The days of wearing bifocals or constantly swapping reading glasses may soon be over, thanks to new ‘smart glasses’ developed by scientists, including one of Indian origin, that can automatically adjust the focus on what a person is seeing, whether it is far away or close. The glasses developed by researchers at University of Utah in the US contain lenses made of glycerin, a thick colourless liquid enclosed by flexible rubber-like membranes in the front and back.
The rear membrane in each lens is connected to a series of three mechanical actuators that push the membrane back and forth like a transparent piston, changing the curvature of the liquid lens and the focal length between the lens and the eye. “Most people who get reading glasses have to put them on and take them off all the time. You don’t have to do that anymore. You put these on, and it’s always clear,” said Carlos Mastrangelo, computer engineering professor at Utah.
The human eye has a lens inside that adjusts the focal depth depending on what you look at. However, as people age, the lens loses its ability to change focus, which is why many people ultimately require reading glasses or bifocals to see objects up close and regular eyeglasses to see far away. “The focal length of the glasses depends on the shape of the lens, so to change the optical power we actually have to change the membrane shape,” Mastrangelo said.
The lenses are placed in special eyeglass frames also invented by the group, including graduate researcher Aishwaryadev Banerjee, with electronics and a battery to control and power the actuators. In the bridge of the glasses is a distance meter that measures the distance from the glasses toA an object via pulses of infrared light. When the wearer looks at an object, the meter instantly measures the distance and tells the actuators how to curve the lenses, researchers said.
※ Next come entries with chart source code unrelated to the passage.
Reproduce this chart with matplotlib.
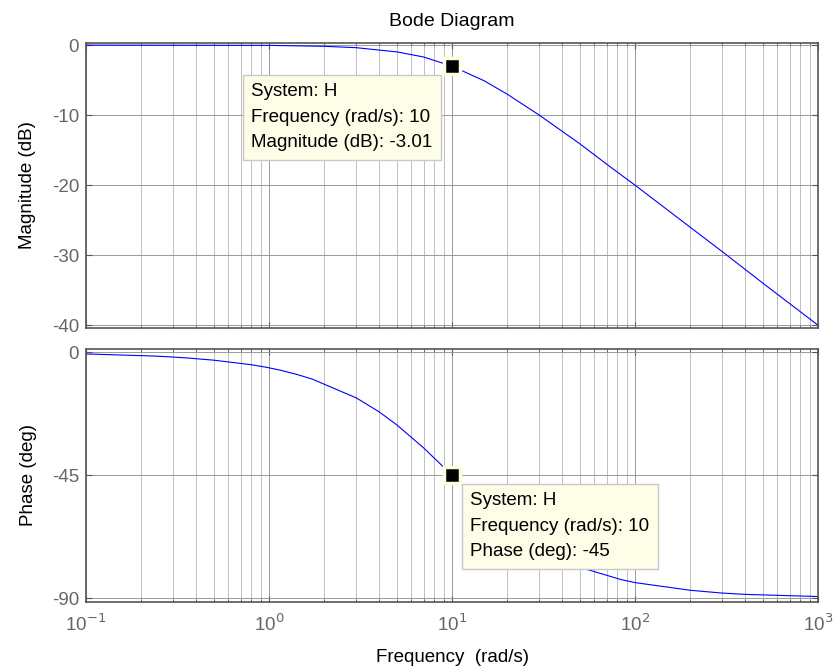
import numpy as np
import matplotlib
matplotlib.use("Agg")
import matplotlib.pyplot as plt
from matplotlib.ticker import FuncFormatter

plt.rcParams['font.family'] = ['Liberation Sans', 'DejaVu Sans']
plt.rcParams['axes.unicode_minus'] = False

# magnitude samples
mag_w = [0.1, 1, 2, 3, 5, 7, 10, 15, 20, 30, 50, 70, 100, 200, 300, 500, 1000]
mag_db = [0.0, -0.04, -0.17, -0.37, -0.97, -1.7, -3.01, -5.1, -7.0, -10.0,
          -14.1, -17.0, -20.0, -26.0, -29.5, -34.0, -40.0]

# phase samples
ph_w = [0.1, 0.24, 0.29, 0.36, 0.5, 0.79, 0.97, 1.16, 1.42, 1.72, 3.0, 4.0,
        5.0, 7.0, 10, 15, 20, 30, 50, 84, 100, 200, 295, 396, 1000]
ph_deg = [-0.6, -1.4, -1.7, -2.1, -2.9, -4.5, -5.5, -6.6, -8.1, -9.8, -16.7,
          -21.8, -26.6, -35.0, -45.0, -56.3, -63.4, -71.6, -78.7, -83.2,
          -84.3, -87.1, -88.1, -88.6, -89.4]

tip_w = 10
tip_mag = -3.01
tip_ph = -45

W, H = 833, 666
fig = plt.figure(figsize=(W / 100, H / 100), dpi=100)

def pos(l, t, r, b):
    return [l / W, 1 - b / H, (r - l) / W, (b - t) / H]

def decade(v, _):
    e = int(round(np.log10(v)))
    return r'10$^{\mathrm{%s}}$' % str(e)

ax1 = fig.add_axes(pos(86, 43, 818, 328))
ax2 = fig.add_axes(pos(86, 349, 818, 602))

axcol = '#555555'
for ax in (ax1, ax2):
    ax.set_xscale('log')
    ax.set_xlim(0.1, 1000)
    ax.grid(True, which='major', color='#999999', lw=0.7)
    ax.grid(True, which='minor', color='#c0c0c0', lw=0.7)
    ax.tick_params(which='both', direction='in', top=True, right=True,
                   colors=axcol, labelcolor='#666666', labelsize=13.5)
    ax.tick_params(which='major', length=4, pad=5)
    ax.tick_params(which='minor', length=2.5)
    for s in ax.spines.values():
        s.set_color(axcol)
        s.set_linewidth(1.2)

ax1.plot(mag_w, mag_db, color='#0000ff', lw=0.8)
ax1.set_ylim(-40.4, 0.3)
ax1.set_yticks([0, -10, -20, -30, -40])
ax1.tick_params(axis='x', labelbottom=False)
ax1.set_ylabel('Magnitude (dB)', fontsize=13.5, labelpad=11)
ax1.set_title('Bode Diagram', fontsize=14, pad=12)

ax2.plot(ph_w, ph_deg, color='#0000ff', lw=0.8)
ax2.set_ylim(-91.4, 1.2)
ax2.set_yticks([0, -45, -90])
ax2.set_ylabel('Phase (deg)', fontsize=13.5, labelpad=11)
ax2.set_xlabel('Frequency  (rad/s)', fontsize=13.5, labelpad=10)
ax2.xaxis.set_major_formatter(FuncFormatter(decade))
ax2.tick_params(axis='x', pad=8)

tipbox = dict(boxstyle='square,pad=0.45', fc='#fdfde8', ec='#c8c8c8', lw=1)
tips = [
    (ax1, tip_mag, 'System: H\nFrequency (rad/s): 10\nMagnitude (dB): -3.01', (-201, -17)),
    (ax2, tip_ph, 'System: H\nFrequency (rad/s): 10\nPhase (deg): -45', (18, -17)),
]
for ax, y, txt, off in tips:
    ax.plot([tip_w], [y], marker='s', ms=12, mfc='black', mec='#fdfde0',
            mew=2.5, zorder=5, clip_on=False)
    ax.annotate(txt, xy=(tip_w, y), xytext=off, textcoords='offset pixels',
                ha='left', va='top', fontsize=13.5, linespacing=1.65,
                bbox=tipbox, zorder=6)

fig.savefig('out.png', dpi=100)
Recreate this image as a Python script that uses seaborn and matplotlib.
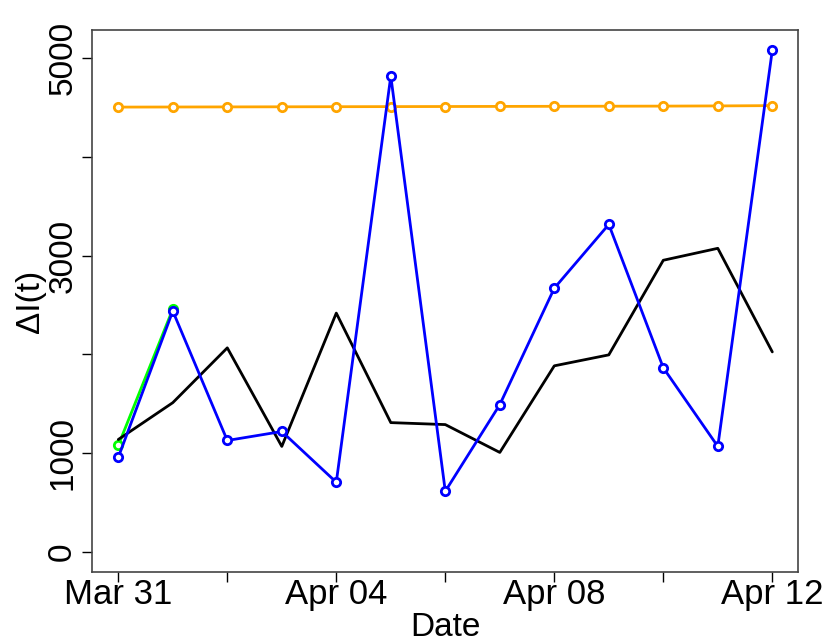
import pandas as pd
import numpy as np
import matplotlib
matplotlib.use("Agg")
import matplotlib.pyplot as plt
import seaborn as sns

# dates on the x axis
dates = ["2020-03-31", "2020-04-01", "2020-04-02", "2020-04-03", "2020-04-04",
         "2020-04-05", "2020-04-06", "2020-04-07", "2020-04-08", "2020-04-09",
         "2020-04-10", "2020-04-11", "2020-04-12"]

# series
black_vals = [1139, 1512, 2067, 1069, 2419, 1310, 1290, 1008, 1885, 1996, 2954, 3075, 2026]
blue_vals = [958, 2440, 1129, 1220, 706, 4819, 615, 1492, 2671, 3317, 1865, 1069, 5081]
green_vals = [1079, 2460]
orange_vals = [4505, 4506, 4507, 4508, 4509, 4510, 4511, 4512, 4513, 4514, 4515, 4517, 4520]

y_ticks = [0, 1000, 2000, 3000, 4000, 5000]
y_labels = ["0", "1000", "", "3000", "", "5000"]
x_tick_dates = ["2020-03-31", "2020-04-02", "2020-04-04", "2020-04-06",
                "2020-04-08", "2020-04-10", "2020-04-12"]
x_labels = ["Mar 31", "", "Apr 04", "", "Apr 08", "", "Apr 12"]

sns.set_style("white")
plt.rcParams['font.family'] = ['Liberation Sans', 'DejaVu Sans']
plt.rcParams['text.color'] = 'black'
plt.rcParams['axes.labelcolor'] = 'black'
plt.rcParams['xtick.color'] = 'black'
plt.rcParams['ytick.color'] = 'black'

d = pd.to_datetime(dates)
df = pd.DataFrame({'date': d, 'black': black_vals, 'blue': blue_vals, 'orange': orange_vals})
df_green = pd.DataFrame({'date': d[:len(green_vals)], 'green': green_vals})

fig = plt.figure(figsize=(8.3, 6.42), dpi=100)
ax = fig.add_axes([0.111, 0.109, 0.851, 0.844])

marker_kw = dict(marker='o', markersize=6, markerfacecolor='white', markeredgewidth=2)

sns.lineplot(data=df, x='date', y='orange', color='orange', linewidth=2, ax=ax,
             markeredgecolor='orange', **marker_kw)
sns.lineplot(data=df_green, x='date', y='green', color='#00ff00', linewidth=2, ax=ax,
             markeredgecolor='#00ff00', **marker_kw)
sns.lineplot(data=df, x='date', y='black', color='black', linewidth=2, ax=ax)
sns.lineplot(data=df, x='date', y='blue', color='#0000ff', linewidth=2, ax=ax,
             markeredgecolor='#0000ff', **marker_kw)

# R style axis ranges (4% padding)
span = d[-1] - d[0]
ax.set_xlim(d[0] - span * 0.04, d[-1] + span * 0.04)
ax.set_ylim(-203, 5284)

ax.set_yticks(y_ticks)
ax.set_yticklabels(y_labels, rotation=90, va='center', fontsize=24)
ax.set_xticks(pd.to_datetime(x_tick_dates))
ax.set_xticklabels(x_labels, fontsize=25)

ax.tick_params(axis='both', direction='out', length=7, width=1, color='black', left=True, bottom=True)
ax.tick_params(axis='x', pad=-3)
ax.tick_params(axis='y', pad=3)

for s in ax.spines.values():
    s.set_color('#444444')
    s.set_linewidth(1.2)

ax.set_xlabel('Date', fontsize=24, labelpad=1)
ax.set_ylabel('ΔI(t)', fontsize=24)
ax.yaxis.set_label_coords(-0.066, 0.5)

fig.savefig('out.png', dpi=100)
If the user then sees another object that is closer, the distance meter readjusts and tells the actuators to reshape the lens for farsightedness. The lenses can change focus from one object to another in 14 milliseconds. A rechargeable battery in the frames could last more than 24 hours per charge, Mastrangelo said. Before putting them on for the first time, all users have to do is input their eyeglasses prescription into an accompanying smartphone app, which then calibrates the lenses automatically via a Bluetooth connection.
Users only need to do that once except for when their prescription changes over time, and theoretically, eyeglass wearers will never have to buy another pair again since these glasses would constantly adjust to their eyesight. Currently the team has constructed a bulky working prototype, but expect to constantly improve the design to make them smaller and lighter which could hit the marketplace in as early as three years, researchers said. The study was published in the journal Optics Express.